The Auditor General has called on tax officials to do all they can to collect overdue taxes, reaching a whopping €2 billion, following the report on the Tax Department.
In its report, the Audit Office points out that the failure to appoint a Tax Commissioner and Assistant Tax Commissioners has cost the state dearly as a backlog has been piling up.
Auditor General Odysseas Michaelides said there were long delays in checking data, going through objections, and pending collection of dues.
The report also blew the whistle on public sector employees who own shares and/or hold the position of Director in private companies without obtaining the relevant license.
State auditors found the Tax Department had not collected €2 billion in taxes in 2020, calling on the authority to take every action necessary to bring the cash to state coffers.
The report also noted a serious delay in going over objections filed by taxpayers and companies.
It also noted that many companies and businesses had not submitted their tax statements for some years.
The Auditor General called on the department to identify the offenders and implement the legislation, imposing the appropriate fines.
The Tax Department should also identify taxpayers and companies which do not declare all their income resulting in a significant loss of revenue for the state.
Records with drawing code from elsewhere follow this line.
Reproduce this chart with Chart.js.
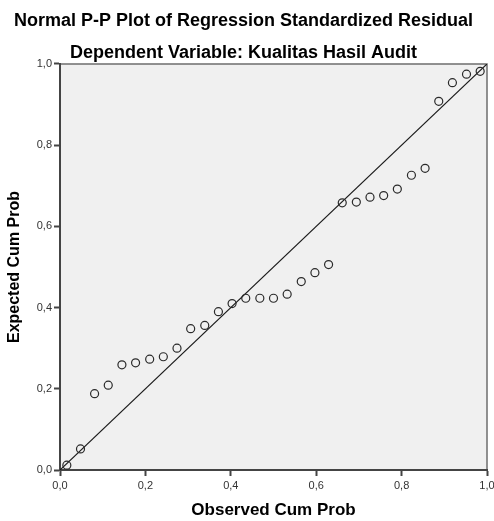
<!DOCTYPE html>
<html>
<head>
<meta charset="utf-8">
<script src="https://cdn.jsdelivr.net/npm/chart.js@4.4.1/dist/chart.umd.min.js"></script>
<style>
  html, body { margin: 0; padding: 0; background: #fff; }
  #wrap { width: 494px; height: 521px; }
</style>
</head>
<body>
<div id="wrap"><canvas id="pp-plot" width="494" height="521"></canvas></div>
<script>
// observed cumulative probability, (i - 0.5) / 31 for the 31 residuals
var observedProb = [0.016, 0.048, 0.081, 0.113, 0.145, 0.177, 0.210, 0.242, 0.274, 0.306,
                    0.339, 0.371, 0.403, 0.435, 0.468, 0.500, 0.532, 0.565, 0.597, 0.629,
                    0.661, 0.694, 0.726, 0.758, 0.790, 0.823, 0.855, 0.887, 0.919, 0.952, 0.984];
// expected cumulative probability
var expectedProb = [0.012, 0.052, 0.188, 0.209, 0.259, 0.264, 0.273, 0.279, 0.300, 0.348,
                    0.356, 0.390, 0.410, 0.423, 0.423, 0.423, 0.433, 0.464, 0.486, 0.506,
                    0.658, 0.660, 0.672, 0.676, 0.692, 0.726, 0.743, 0.908, 0.954, 0.975, 0.982];
var refLine = [0, 1];
var tickValues = [0, 0.2, 0.4, 0.6, 0.8, 1.0];

var points = observedProb.map(function (x, i) { return { x: x, y: expectedProb[i] }; });
var diag = refLine.map(function (v) { return { x: v, y: v }; });

var fontFamily = "'Liberation Sans', Arial, sans-serif";

// grey plot background and the thin frame on top/right
var plotFrame = {
    id: 'plotFrame',
    beforeDraw: function (chart) {
        var a = chart.chartArea, ctx = chart.ctx;
        ctx.save();
        ctx.fillStyle = '#f0f0f0';
        ctx.fillRect(a.left, a.top, a.right - a.left, a.bottom - a.top);
        ctx.strokeStyle = '#6e6e6e';
        ctx.lineWidth = 1.5;
        ctx.beginPath();
        ctx.moveTo(a.left, a.top);
        ctx.lineTo(a.right, a.top);
        ctx.lineTo(a.right, a.bottom);
        ctx.stroke();
        ctx.restore();
    }
};

function commaTick(value) {
    return value.toFixed(1).replace('.', ',');
}

var ctx = document.getElementById("pp-plot").getContext("2d");
var chart = new Chart(ctx, {
    type: "scatter",
    data: {
        datasets: [
            {
                type: "line",
                data: diag,
                borderColor: "#1a1a1a",
                borderWidth: 1.2,
                pointRadius: 0,
                fill: false,
                order: 2
            },
            {
                data: points,
                pointStyle: "circle",
                pointRadius: 4,
                pointBackgroundColor: "rgba(0,0,0,0)",
                pointBorderColor: "#2a2a2a",
                pointBorderWidth: 1.2,
                order: 1
            }
        ]
    },
    options: {
        responsive: false,
        animation: false,
        layout: { padding: { left: 0, right: 7, top: 0, bottom: 0 } },
        plugins: {
            legend: { display: false },
            tooltip: { enabled: false },
            title: {
                display: true,
                text: "Normal P-P Plot of Regression Standardized Residual",
                color: "#000",
                font: { family: fontFamily, size: 18, weight: "bold" },
                padding: { top: 10.2, bottom: 2 }
            },
            subtitle: {
                display: true,
                text: "Dependent Variable: Kualitas Hasil Audit",
                color: "#000",
                font: { family: fontFamily, size: 18, weight: "bold" },
                padding: { top: 8.4, bottom: 0.2 }
            }
        },
        scales: {
            x: {
                type: "linear",
                min: 0,
                max: 1,
                afterBuildTicks: function (scale) {
                    scale.ticks = tickValues.map(function (v) { return { value: v }; });
                },
                afterFit: function (scale) {
                    scale.height = 51;
                    scale.paddingRight = 0;
                    scale.paddingLeft = 0;
                },
                ticks: {
                    callback: commaTick,
                    color: "#333",
                    padding: 3,
                    maxRotation: 0,
                    font: { family: fontFamily, size: 11 }
                },
                grid: {
                    drawOnChartArea: false,
                    drawTicks: true,
                    tickLength: 6,
                    tickWidth: 2,
                    color: "#444"
                },
                border: { color: "#444", width: 2 },
                title: {
                    display: true,
                    text: "Observed Cum Prob",
                    color: "#000",
                    font: { family: fontFamily, size: 17, weight: "bold" },
                    padding: { top: 0, bottom: 0 }
                }
            },
            y: {
                type: "linear",
                min: 0,
                max: 1,
                afterBuildTicks: function (scale) {
                    scale.ticks = tickValues.map(function (v) { return { value: v }; });
                },
                afterFit: function (scale) {
                    scale.width = 60;
                    scale.paddingTop = 0;
                    scale.paddingBottom = 0;
                },
                ticks: {
                    callback: commaTick,
                    color: "#333",
                    padding: 2,
                    font: { family: fontFamily, size: 11 }
                },
                grid: {
                    drawOnChartArea: false,
                    drawTicks: true,
                    tickLength: 6,
                    tickWidth: 2,
                    color: "#444"
                },
                border: { color: "#444", width: 2 },
                title: {
                    display: true,
                    text: "Expected Cum Prob",
                    color: "#000",
                    font: { family: fontFamily, size: 16, weight: "bold" },
                    padding: { top: 5.4, bottom: 0 }
                }
            }
        }
    },
    plugins: [plotFrame]
});
</script>
</body>
</html>
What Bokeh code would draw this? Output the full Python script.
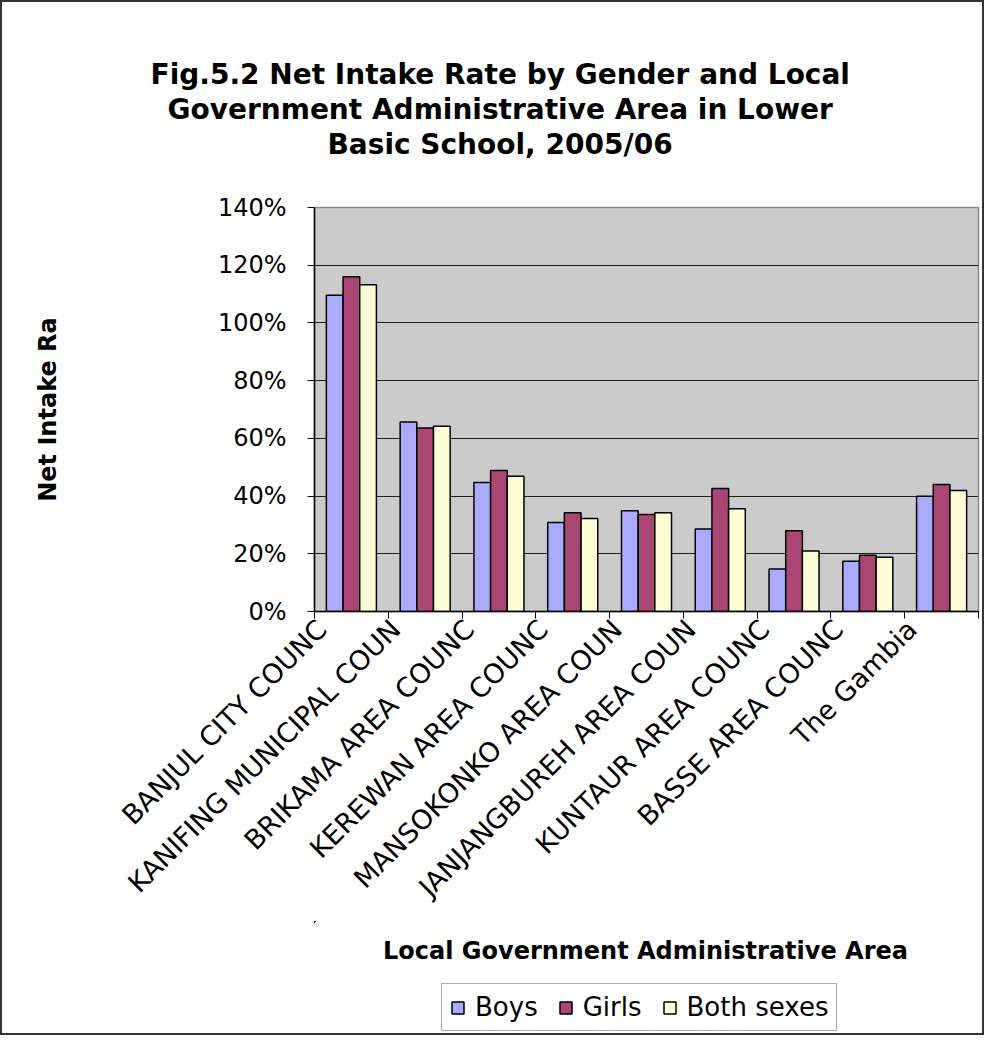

Auditors also urged the department to use technological advances and link its systems with other state services to verify data submitted on tax statements.
The report also pointed out the state does not pay back the VAT to businesses, which results in inflated interest payments.
Michaelides also pointed out the misuse of the law on housing by foreign investors who took advantage, buying high-end property but paying small amounts in taxes.
In Cyprus, a reduced rate of 5% VAT applies for homes up to 200 square metres of buildable area.
Reportedly, this legislation was abused by foreign investors eyeing a Cypriot passport, buying luxury but small apartments, and getting away with paying less VAT.
However, under an EU directive, member states must introduce legislation of 5% VAT on homes up to 140 square metres.
The Finance Ministry has already submitted a bill which pushes the limit higher, which is currently before the House.